◆ **What to produce**
Provide the count of lines that hold "matplotlib" and no other output.

◆ **Data segment**
################

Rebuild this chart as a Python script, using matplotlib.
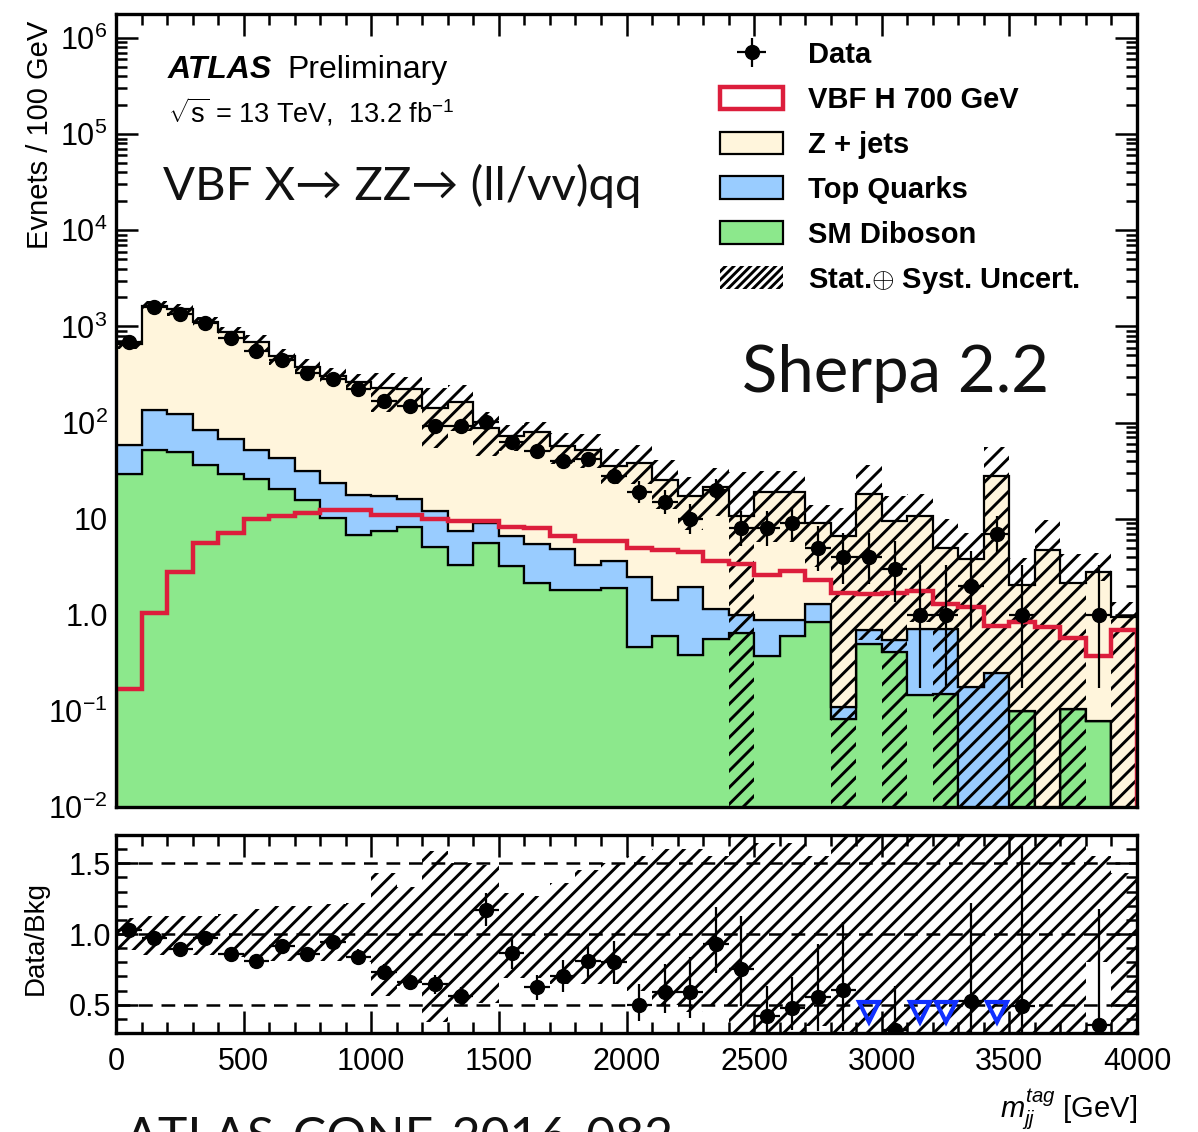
import math
import numpy as np
import matplotlib
matplotlib.use("Agg")
import matplotlib.pyplot as plt
from matplotlib.patches import Patch
from matplotlib.ticker import MultipleLocator, LogLocator, NullFormatter

# ---------------- data ----------------
bin_edges = np.arange(0, 4001, 100)

data_counts = [680, 1590, 1360, 1090, 750, 555, 447, 325, 285, 222,
               168, 147, 92, 92, 102, 63, 50, 40, 42, 28,
               19, 15, 10, 20, 8, 8, 9, 5, 4, 4,
               3, 1, 1, 2, 7, 1, 0, 0, 1, 0]

total_bkg = [660, 1640, 1520, 1120, 870, 685, 490, 378, 303, 264,
             230, 222, 143, 163, 87, 73, 80, 57, 52, 35,
             38, 25.4, 17.0, 21.5, 10.6, 18.9, 18.9, 9.0, 6.6, 18.0,
             9.4, 10.6, 4.9, 3.8, 27.5, 2.03, 4.7, 2.13, 2.8, 0.94]

diboson = [29, 52, 49, 36, 29, 26, 20.5, 15.8, 10.2, 6.7,
           7.4, 8.2, 5.1, 3.3, 5.6, 3.2, 2.16, 1.8, 1.8, 1.9,
           0.46, 0.6, 0.385, 0.56, 0.65, 0.37, 0.6, 0.85, 0.083, 0.50,
           0.41, 0.145, 0.15, 0.0, 0.0, 0.10, 0.0, 0.105, 0.079, 0.0]

top_quarks = [29.5, 83, 75, 46.6, 39, 26, 22, 15.6, 13.3, 11.1,
              9.7, 7.8, 6.9, 4.2, 3.4, 3.4, 3.24, 3.0, 1.5, 1.7,
              2.04, 0.81, 1.57, 0.6, 0.35, 0.51, 0.28, 0.44, 0.028, 0.19,
              0.13, 0.565, 0.56, 0.177, 0.245, 0.0, 0.0, 0.0, 0.0, 0.0]

vbf_signal = [0.17, 1.05, 2.8, 5.6, 7.1, 9.8, 10.6, 11.5, 12.2, 12.2,
              11.0, 11.0, 10.0, 9.5, 9.5, 8.2, 8.0, 6.6, 5.8, 5.8,
              4.9, 4.7, 4.5, 3.6, 3.35, 2.6, 2.86, 2.3, 1.7, 1.65,
              1.7, 1.75, 1.3, 1.2, 0.77, 0.85, 0.75, 0.57, 0.37, 0.7]

unc_up = [0.11, 0.13, 0.13, 0.13, 0.14, 0.18, 0.20, 0.20, 0.21, 0.22,
          0.43, 0.33, 0.59, 0.50, 0.49, 0.29, 0.27, 0.36, 0.45, 0.50,
          0.55, 0.60, 0.60, 0.55, 1.90, 0.64, 0.64, 0.55, 0.96, 1.00,
          0.85, 0.70, 1.00, 0.87, 1.04, 0.92, 1.06, 1.00, 0.55, 0.43]

unc_dn = [0.11, 0.15, 0.15, 0.15, 0.16, 0.18, 0.19, 0.19, 0.19, 0.20,
          0.44, 0.37, 0.62, 0.50, 0.49, 0.31, 0.31, 0.35, 0.35, 0.35,
          0.40, 0.50, 0.55, 0.50, 1.00, 0.70, 0.70, 0.65, 1.00, 0.97,
          1.00, 0.92, 1.00, 1.00, 1.00, 1.00, 1.00, 1.00, 0.20, 1.00]

legend_labels = ["Data", "VBF H 700 GeV", "Z + jets", "Top Quarks",
                 "SM Diboson", r"Stat.$\oplus$ Syst. Uncert."]

# ---------------- style ----------------
plt.rcParams['font.family'] = ['Liberation Sans', 'DejaVu Sans']
plt.rcParams['mathtext.fontset'] = 'custom'
plt.rcParams['mathtext.rm'] = 'Liberation Sans'
plt.rcParams['mathtext.it'] = 'Liberation Sans:italic'
plt.rcParams['mathtext.bf'] = 'Liberation Sans:bold'
plt.rcParams['hatch.linewidth'] = 2.1

C_Z = '#FFF5DC'
C_TOP = '#99CCFF'
C_DIB = '#8CE88C'
C_RED = '#DC1E3C'

edges = bin_edges
centers = 0.5 * (edges[:-1] + edges[1:])
data = np.array(data_counts, float)
tot = np.array(total_bkg, float)
dib = np.array(diboson, float)
top = np.array(top_quarks, float)
sig = np.array(vbf_signal, float)
uup = np.array(unc_up, float)
udn = np.array(unc_dn, float)

FLOOR = 1e-5
dib_top = dib + top


# Poisson (Garwood) 68% intervals for the data
def pois_cdf(k, mu):
    if mu <= 0:
        return 1.0
    return sum(math.exp(j * math.log(mu) - mu - math.lgamma(j + 1)) for j in range(k + 1))


def garwood(n):
    a = 0.158655
    if n == 0:
        return 0.0, 0.0
    if n > 25:
        return n - math.sqrt(n), n + math.sqrt(n)
    lo, hi = 0.0, float(n)
    for _ in range(60):
        m = 0.5 * (lo + hi)
        if 1 - pois_cdf(n - 1, m) < a:
            lo = m
        else:
            hi = m
    low = 0.5 * (lo + hi)
    lo, hi = float(n), n + 10 * math.sqrt(n) + 10
    for _ in range(60):
        m = 0.5 * (lo + hi)
        if pois_cdf(n, m) > a:
            lo = m
        else:
            hi = m
    up = 0.5 * (lo + hi)
    return low, up


lims = np.array([garwood(int(n)) for n in data_counts])
err_lo = data - lims[:, 0]
err_hi = lims[:, 1] - data

# ---------------- figure ----------------
fig = plt.figure(figsize=(11.98, 11.32), dpi=100)
ax = fig.add_axes([116 / 1198, 1 - 807 / 1132, 1021 / 1198, 793 / 1132])
axr = fig.add_axes([116 / 1198, 1 - 1033 / 1132, 1021 / 1198, 198 / 1132])

lw_edge = 1.6
ax.stairs(np.maximum(dib, FLOOR), edges, baseline=FLOOR, fill=True,
          facecolor=C_DIB, edgecolor='black', linewidth=lw_edge, zorder=2)
ax.stairs(np.maximum(dib_top, FLOOR), edges, baseline=np.maximum(dib, FLOOR), fill=True,
          facecolor=C_TOP, edgecolor='black', linewidth=lw_edge, zorder=2)
ax.stairs(tot, edges, baseline=np.maximum(dib_top, FLOOR), fill=True,
          facecolor=C_Z, edgecolor='black', linewidth=lw_edge, zorder=2)

band_hi = tot * (1 + uup)
band_lo = np.maximum(tot * (1 - udn), FLOOR)
ax.stairs(band_hi, edges, baseline=band_lo, fill=True, facecolor='none',
          edgecolor='black', linewidth=0, hatch='//', zorder=3)

ax.stairs(sig, edges, baseline=FLOOR, fill=False, edgecolor=C_RED,
          linewidth=3.2, zorder=4)

has = data > 0
eb = ax.errorbar(centers[has], data[has], yerr=[err_lo[has], err_hi[has]],
                 xerr=50, fmt='o', color='black', markersize=10,
                 elinewidth=1.6, capsize=0, zorder=5)

ax.set_yscale('log')
ax.set_xlim(0, 4000)
ax.set_ylim(1e-2, 10 ** 6.25)
ax.set_yticks([1e-2, 1e-1, 1, 10, 1e2, 1e3, 1e4, 1e5, 1e6])
ax.set_yticklabels([r'$10^{-2}$', r'$10^{-1}$', '1.0', '10', r'$10^{2}$',
                    r'$10^{3}$', r'$10^{4}$', r'$10^{5}$', r'$10^{6}$'])
ax.yaxis.set_minor_locator(LogLocator(base=10, subs=np.arange(2, 10), numticks=20))
ax.yaxis.set_minor_formatter(NullFormatter())
ax.xaxis.set_major_locator(MultipleLocator(500))
ax.xaxis.set_minor_locator(MultipleLocator(100))
ax.tick_params(axis='x', labelbottom=False)

for a in (ax, axr):
    a.tick_params(which='both', direction='in', top=True, right=True,
                  labelsize=22, width=1.8)
    a.tick_params(which='major', length=16)
    a.tick_params(which='minor', length=8)
    for s in a.spines.values():
        s.set_linewidth(2.4)
        s.set_zorder(10)
ax.tick_params(axis='y', which='major', pad=6)

# ---------------- ratio ----------------
r_hi = 1 + uup
r_lo = 1 - udn
axr.stairs(r_hi, edges, baseline=r_lo, fill=True, facecolor='none',
           edgecolor='black', linewidth=0, hatch='//', zorder=2)
for yv in (0.5, 1.0, 1.5):
    axr.axhline(yv, color='black', linestyle=(0, (5.5, 3.5)), linewidth=1.8, zorder=3)

ratio = data / tot
rerr_lo = err_lo / tot
rerr_hi = err_hi / tot
ok = has & (ratio >= 0.3)
low = has & (ratio < 0.3)
axr.errorbar(centers[ok], ratio[ok], yerr=[rerr_lo[ok], rerr_hi[ok]], xerr=50,
             fmt='o', color='black', markersize=10, elinewidth=1.6, capsize=0,
             zorder=5, clip_on=True)
axr.plot(centers[low], np.full(low.sum(), 0.45), linestyle='none', marker='v',
         markersize=14, markerfacecolor='none', markeredgecolor='#1030FF',
         markeredgewidth=3, zorder=6)

axr.set_xlim(0, 4000)
axr.set_ylim(0.3, 1.7)
axr.set_yticks([0.5, 1.0, 1.5])
axr.set_yticklabels(['0.5', '1.0', '1.5'])
axr.yaxis.set_minor_locator(MultipleLocator(0.1))
axr.xaxis.set_minor_locator(MultipleLocator(100))
axr.set_xticks(np.arange(0, 4001, 500))
axr.set_xticklabels([str(v) for v in range(0, 4001, 500)])
axr.tick_params(axis='x', which='major', pad=10)

# ---------------- legend ----------------
handles = [eb,
           Patch(facecolor='white', edgecolor=C_RED, linewidth=3.2),
           Patch(facecolor=C_Z, edgecolor='black', linewidth=1.6),
           Patch(facecolor=C_TOP, edgecolor='black', linewidth=1.6),
           Patch(facecolor=C_DIB, edgecolor='black', linewidth=1.6),
           Patch(facecolor='none', edgecolor='black', linewidth=0, hatch='////')]
leg = ax.legend(handles, legend_labels, loc='upper left',
                bbox_to_anchor=(0.592, 0.966), frameon=False,
                prop={'family': ['Liberation Sans', 'DejaVu Sans'],
                      'weight': 'bold', 'size': 21},
                borderpad=0, borderaxespad=0, handlelength=2.15,
                handleheight=0.8, handletextpad=0.85, labelspacing=0.58)
leg.set_zorder(20)

# ---------------- texts ----------------
fig.text(168 / 1198, 1 - 78 / 1132, 'ATLAS', fontsize=23, fontweight='bold',
         fontstyle='italic', va='baseline', ha='left')
fig.text(287 / 1198, 1 - 78 / 1132, 'Preliminary', fontsize=23,
         va='baseline', ha='left')
fig.text(168 / 1198, 1 - 122 / 1132, r'$\sqrt{\rm s}$ = 13 TeV,  13.2 fb$^{-1}$',
         fontsize=19.5, va='baseline', ha='left')
fig.text(163 / 1198, 1 - 200 / 1132, 'VBF X\u2192 ZZ\u2192 (ll/vv)qq', fontsize=34,
         family=['Lato', 'DejaVu Sans'], va='baseline', ha='left', color='#111111')
fig.text(742 / 1198, 1 - 392 / 1132, 'Sherpa 2.2', fontsize=47,
         family=['Lato', 'DejaVu Sans'], va='baseline', ha='left', color='#111111')
fig.text(40 / 1198, 1 - 135 / 1132, 'Evnets / 100 GeV', fontsize=21,
         rotation=90, va='center', ha='center')
fig.text(36 / 1198, 1 - 938 / 1132, 'Data/Bkg', fontsize=20,
         rotation=90, va='center', ha='center')
fig.text(1137 / 1198, 1 - 1118 / 1132, r'$m_{jj}^{tag}$ [GeV]', fontsize=21,
         va='baseline', ha='right')
fig.text(125 / 1198, 1 - 1153 / 1132, 'ATLAS-CONF-2016-082', fontsize=36,
         family=['Lato', 'DejaVu Sans'], va='baseline', ha='left', color='#111111')

fig.savefig('out.png', dpi=100)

################

◆ **Expected output**
6